Cryptocurrency trading is becoming more and more popular with joint crypto trading volume exceeding billions of dollars. Just imagine all this money being moved, exchanged, transformed... And almost all of it is in constant danger!
In this article, we will explore what dangers you face when depositing cryptocurrency to crypto-exchanges and what security measures are implemented by modern platforms to protect your money.
The scope of the problem
But before we dive into the world of deposit security, lets put the problem into perspective.
Since the emergence of cryptocurrency over 980,000 million Bitcoins have been stolen from crypto exchanges. That’s over 7 billion dollars at today's exchange rate! What’s more, the hacks just won’t stop accruing!
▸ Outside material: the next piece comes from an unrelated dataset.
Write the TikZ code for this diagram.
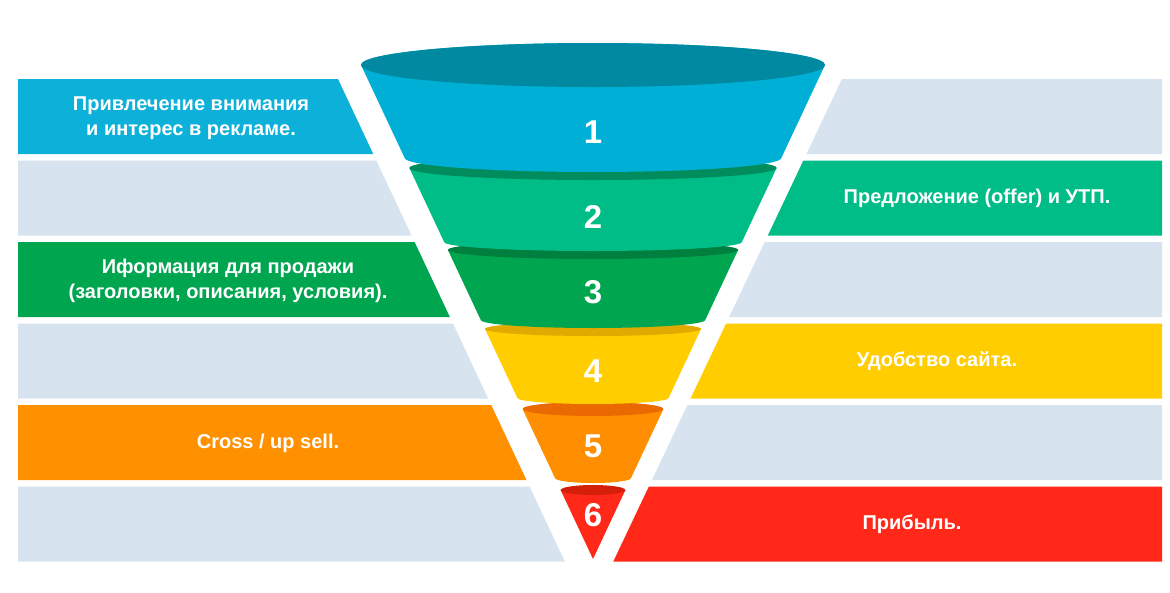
\documentclass[tikz,border=0pt]{standalone}
\usepackage{fontspec}
\setmainfont{Liberation Sans}
\usetikzlibrary{positioning}
\definecolor{fblue}{RGB}{0,175,214}
\definecolor{fbluerim}{RGB}{0,137,160}
\definecolor{fteal}{RGB}{0,188,135}
\definecolor{ftealrim}{RGB}{0,140,92}
\definecolor{fgreen}{RGB}{0,165,80}
\definecolor{fgreenrim}{RGB}{0,128,62}
\definecolor{fyellow}{RGB}{255,205,0}
\definecolor{fyellowrim}{RGB}{224,170,0}
\definecolor{forange}{RGB}{255,143,0}
\definecolor{forangerim}{RGB}{234,105,0}
\definecolor{fred}{RGB}{255,40,25}
\definecolor{fredrim}{RGB}{212,32,10}
\definecolor{bandgray}{RGB}{215,227,239}
\definecolor{bandblue}{RGB}{12,176,216}
\definecolor{bandorange}{RGB}{255,145,0}
\tikzset{
  bandtext/.style={text=white, align=center, inner sep=0pt,
    font=\bfseries\fontsize{20}{25}\selectfont},
  stagenum/.style={text=white, inner sep=0pt,
    font=\bfseries\fontsize{33}{33}\selectfont}
}

\begin{document}
\begin{tikzpicture}[x=1pt, y=-1pt]
  \useasboundingbox (0,0) rectangle (1170,592);
  % bands left and right of the funnel
  \foreach \i/\lc/\rc in {1/bandblue/bandgray, 2/bandgray/fteal, 3/fgreen/bandgray,
      4/bandgray/fyellow, 5/bandorange/bandgray, 6/bandgray/fred} {
    \pgfmathsetmacro{\yt}{79+81.5*(\i-1)}
    \pgfmathsetmacro{\yb}{\yt+75}
    \fill[\lc] (18,\yt) -- ({338+0.47*(\yt-79)},\yt) -- ({338+0.47*(\yb-79)},\yb) -- (18,\yb) -- cycle;
    \fill[\rc] ({842-0.474*(\yt-79)},\yt) -- (1162,\yt) -- (1162,\yb) -- ({842-0.474*(\yb-79)},\yb) -- cycle;
  }
  % funnel, bottom piece first
  \pgfmathsetmacro{\wt}{0.4696*(559-490)}
  \fill[fred] (593-\wt,490) -- (593,559) -- (593+\wt,490) -- cycle;
  \fill[fredrim] (593,490) ellipse [x radius=\wt pt, y radius=5pt];
  \foreach \t/\rt/\b/\rb/\body/\rim in {409/7/478/5/forange/forangerim,
      329/7/398/6/fyellow/fyellowrim, 250/9/320/8/fgreen/fgreenrim,
      168/12/242/9/fteal/ftealrim, 65/22/158/14/fblue/fbluerim} {
    \pgfmathsetmacro{\wt}{0.4696*(559-\t)}
    \pgfmathsetmacro{\wb}{0.4696*(559-\b)}
    \fill[\body] (593-\wt,\t) -- (593-\wb,\b)
      arc[start angle=180, end angle=360, x radius=\wb pt, y radius=\rb pt]
      -- (593+\wt,\t)
      arc[start angle=0, end angle=180, x radius=\wt pt, y radius=\rt pt] -- cycle;
    \fill[\rim] (593,\t) ellipse [x radius=\wt pt, y radius=\rt pt];
  }
  % stage numbers
  \node[stagenum] (n1) at (593,132) {1};
  \node[stagenum] (n2) at (593,217) {2};
  \node[stagenum] (n3) at (593,292) {3};
  \node[stagenum] (n4) at (593,371) {4};
  \node[stagenum] (n5) at (593,446) {5};
  \node[stagenum] (n6) at (593,515) {6};
  % band labels
  \node[bandtext] (attention) at (191,118) {Привлечение внимания\\и интерес в рекламе.};
  \node[bandtext] (offer) at (977,198) {Предложение (offer) и УТП.};
  \node[bandtext] (info) at (228,281) {Иформация для продажи\\(заголовки, описания, условия).};
  \node[bandtext] (site) at (937,361) {Удобство сайта.};
  \node[bandtext] (sell) at (268,443) {Cross / up sell.};
  \node[bandtext] (profit) at (912,524) {Прибыль.};
\end{tikzpicture}
\end{document}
Cryptocurrency market is very young, unregulated and it is developing so fast many are not able to keep up with it. In order to stay on top of the trend, many cryptocurrency exchanges neglect security issues or don’t pay enough attention to them. At the same time, there is no security standard, making it possible for anybody to create an exchange, grow it into a popular platform and then… Get all the funds lost to a cyber attack.
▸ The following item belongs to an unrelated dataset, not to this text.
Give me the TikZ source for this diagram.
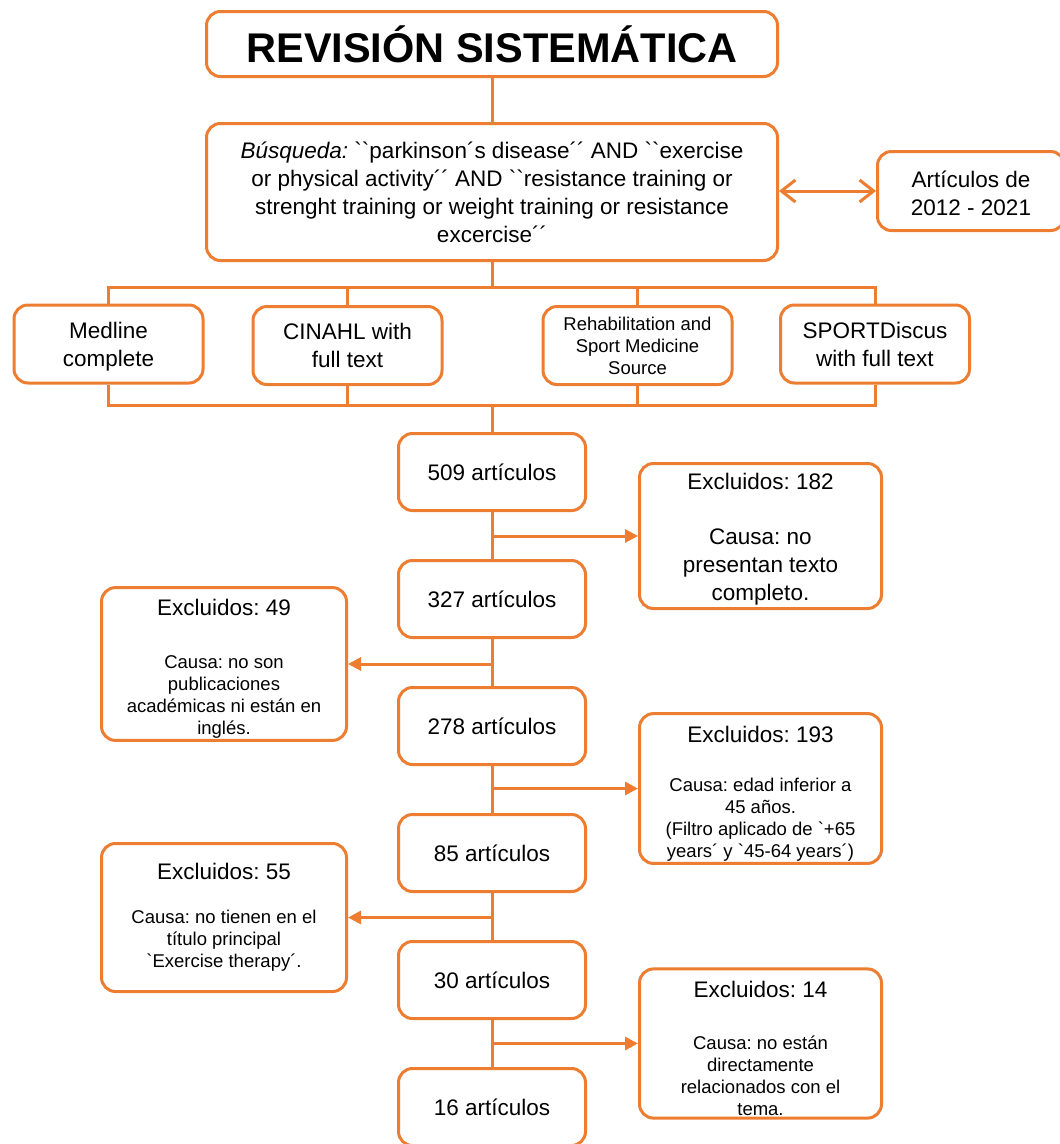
\documentclass[tikz,border=0pt]{standalone}
\usepackage{fontspec}
\setmainfont{Liberation Sans}
\newfontfamily\plainsans{Liberation Sans}
\usetikzlibrary{positioning,arrows.meta}
\definecolor{prisma}{HTML}{ED7D31}
\newcommand{\gq}{{\plainsans\symbol{96}}}
\frenchspacing

\begin{document}
\begin{tikzpicture}[
  x=1pt, y=-1pt,
  font=\fontsize{22.5}{28}\selectfont,
  box/.style={draw=prisma, line width=3pt, rounded corners=14pt, align=center, inner sep=2pt, fill=white},
  count/.style={box, minimum width=187pt, minimum height=77pt},
  base/.style={box, minimum width=189pt, minimum height=78pt},
  excl/.style={box, minimum width=242pt, font=\fontsize{18.5}{22}\selectfont},
  link/.style={draw=prisma, line width=3pt},
  arr/.style={link, -{Triangle[length=13pt,width=13pt]}},
  barb/.style={link, {Straight Barb[length=14pt,width=22pt]}-{Straight Barb[length=14pt,width=22pt]}},
]
\useasboundingbox (0,0) rectangle (1060,1144);
\clip (0,0) rectangle (1060,1144);

% title and search
\node[box, minimum width=571pt, minimum height=65pt] (title) at (492,44) {\fontsize{41.5}{48}\selectfont\bfseries REVISIÓN SISTEMÁTICA};
\node[box, minimum width=571pt, minimum height=137pt] (search) at (492,192) {\textit{Búsqueda:} \gq\gq parkinson´s disease´´ AND \gq\gq exercise\\ or physical activity´´ AND \gq\gq resistance training or\\ strenght training or weight training or resistance\\ excercise´´};
\node[box, minimum width=187pt, minimum height=79pt] (period) at (971,191) {\rule{0pt}{22pt}Artículos de\\2012 - 2021};

% databases
\node[base] (medline) at (108.5,344) {\rule{0pt}{21pt}Medline\\complete};
\node[base] (cinahl) at (347.5,345.5) {CINAHL with\\full text};
\node[base, font=\fontsize{18.5}{22}\selectfont] (rehab) at (637.5,345.5) {Rehabilitation and\\Sport Medicine\\Source};
\node[base] (sport) at (875,344) {SPORTDiscus\\with full text};
\coordinate (topbus) at (492,287);
\coordinate (botbus) at (492,405);

% article counts
\node[count] (n509) at (492,472) {509 artículos};
\node[count, below=47pt of n509] (n327) {327 artículos};
\node[count, below=47pt of n327] (n278) {278 artículos};
\node[count, below=47pt of n278] (n85) {85 artículos};
\node[count, below=47pt of n85] (n30) {30 artículos};
\node[count, below=47pt of n30] (n16) {16 artículos};

% exclusions
\node[excl, minimum height=145pt, font=\fontsize{22.5}{28}\selectfont] (ex182) at (760.5,536) {\rule{0pt}{22pt}Excluidos: 182\\[27pt]Causa: no\\presentan texto\\completo.};
\node[excl, minimum width=245pt, minimum height=149pt] (ex49) at (224,664) {{\fontsize{22.5}{22}\selectfont\rule{0pt}{26pt}Excluidos: 49}\\[31pt]Causa: no son\\publicaciones\\académicas ni están en\\inglés.};
\node[excl, minimum height=144pt] (ex193) at (760.5,788.5) {{\fontsize{22.5}{22}\selectfont\rule{0pt}{27pt}Excluidos: 193}\\[27pt]Causa: edad inferior a\\45 años.\\(Filtro aplicado de \gq+65\\years´ y \gq 45-64 years´)};
\node[excl, minimum width=245pt, minimum height=148pt] (ex55) at (224,917.5) {{\fontsize{22.5}{22}\selectfont Excluidos: 55}\\[22pt]Causa: no tienen en el\\título principal\\\gq Exercise therapy´.};
\node[excl, minimum height=144pt] (ex14) at (760.5,1043.5) {{\fontsize{22.5}{22}\selectfont\rule{0pt}{27pt}Excluidos: 14}\\[30pt]Causa: no están\\directamente\\relacionados con el\\tema.};

% connectors
\draw[link] (title) -- (search);
\draw[barb] (search.east |- period) -- (period.west);
\draw[link] (search) -- (topbus);
\draw[link] (medline) |- (topbus) -| (sport);
\draw[link] (cinahl) -- (cinahl |- topbus);
\draw[link] (rehab) -- (rehab |- topbus);
\draw[link] (medline) |- (botbus) -| (sport);
\draw[link] (cinahl) -- (cinahl |- botbus);
\draw[link] (rehab) -- (rehab |- botbus);
\draw[link] (botbus) -- (n509);
\draw[link] (n509) -- (n327) -- (n278) -- (n85) -- (n30) -- (n16);
\draw[arr] (n509 |- ex182) -- (ex182);
\draw[arr] (n327 |- ex49) -- (ex49);
\draw[arr] (n278 |- ex193) -- (ex193);
\draw[arr] (n85 |- ex55) -- (ex55);
\draw[arr] (n30 |- ex14) -- (ex14);
\end{tikzpicture}
\end{document}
Why are crypto-exchanges vulnerable?
You may ask, well, but isn’t blockchain this super-secure technology and didn’t I read somewhere that only quantum computers that don’t even exist yet can hack it? Well, that’s generally correct, but there is a but. Most crypto exchanges don’t use blockchain, instead, they rely on centralized architecture which allows them to increase the speed of operation in exchange for security. Combine this with the possible incompetence of the developers in the security department, rushed coding, unprofessional management and you’ve got yourself a perfect recipe for disaster.
However, recently emerging companies are implementing cutting-edge technology that will allow traders to rest assured that their deposits are perfectly safe. Let’s take a look at some of the things crypto-exchanges do to secure your deposits!
Decentralization
If the main security weakness of the centralized exchanges is, well, centralization, then is the logical way to overcome it? That’s right, with the opposite! Recently a lot of exchanges introduced a decentralized design, where an exchange allows users to conduct peer-2-peer trades without storing their funds on a single, vulnerable account.
However, decentralized exchanges have their own set of problems. They are not as scalable as centralized ones and have other limitations that make them frustrating to use.
For example, Bitsquare requires users to be online, otherwise, the trade won’t be listed.
Another major problem of decentralized exchanges is that they are not scalable enough. With the current level of technology, it is near impossible to imagine them operating at a scale of NASDAQ or even reaching the scale of most popular centralized exchanges for that matter. At least with retaining the same transaction processing speed. That’s why this type of exchanges are still not very popular.
Cold wallets
Top centralized exchanges like Huobi use cold wallets to store capital. A cold wallet is a cryptocurrency wallet that is disconnected from the internet, therefore it is impossible to compromise it. The problem with this approach is that it impacts liquidity. That’s why a small percentage of funds is held in hot wallets and even if an attack happens, hackers would only be able to still a little portion of crypto controlled by the exchange, that would then be refunded to investors without making the exchange go bankrupt.
Semi-decentralization
Semi-decentralized exchanges are a new trend that is becoming more and more popular. No wonder, because this approach allows combining the best of both worlds. Exscudo is one example of a semi-decentralized exchange where user deposits are stored in a cold wallet, but instead of using real cryptocurrency for transactions, so-called colored-tokens are issued. Colored tokens are created to mirror the real crypto stored in a safe place and allow to protect “different” coins by a single blockchain. What’s more, even if an exchange goes down in a cyber-attack it would be possible to roll it back to the state before the attack and restore user balances. In this manner, semi-decentralized exchanges implement a multi-layer protection while preserving operation speed.
So, what’s next?
With decentralized and semi-decentralized exchanges still being an innovative technology that hasn’t had time to win a substantial portion of the market. Hence, the majority of the exchanges that support the liquidity of the multi-billion cryptocurrency market remain as potential targets for cyber attacks.
However, if there is something that we know about the blockchain industry – is just how quickly it evolves. It is not long before we start seeing experimental security protocols becoming mainstream and a fear of losing our cryptocurrency to hackers will become a thing of the past.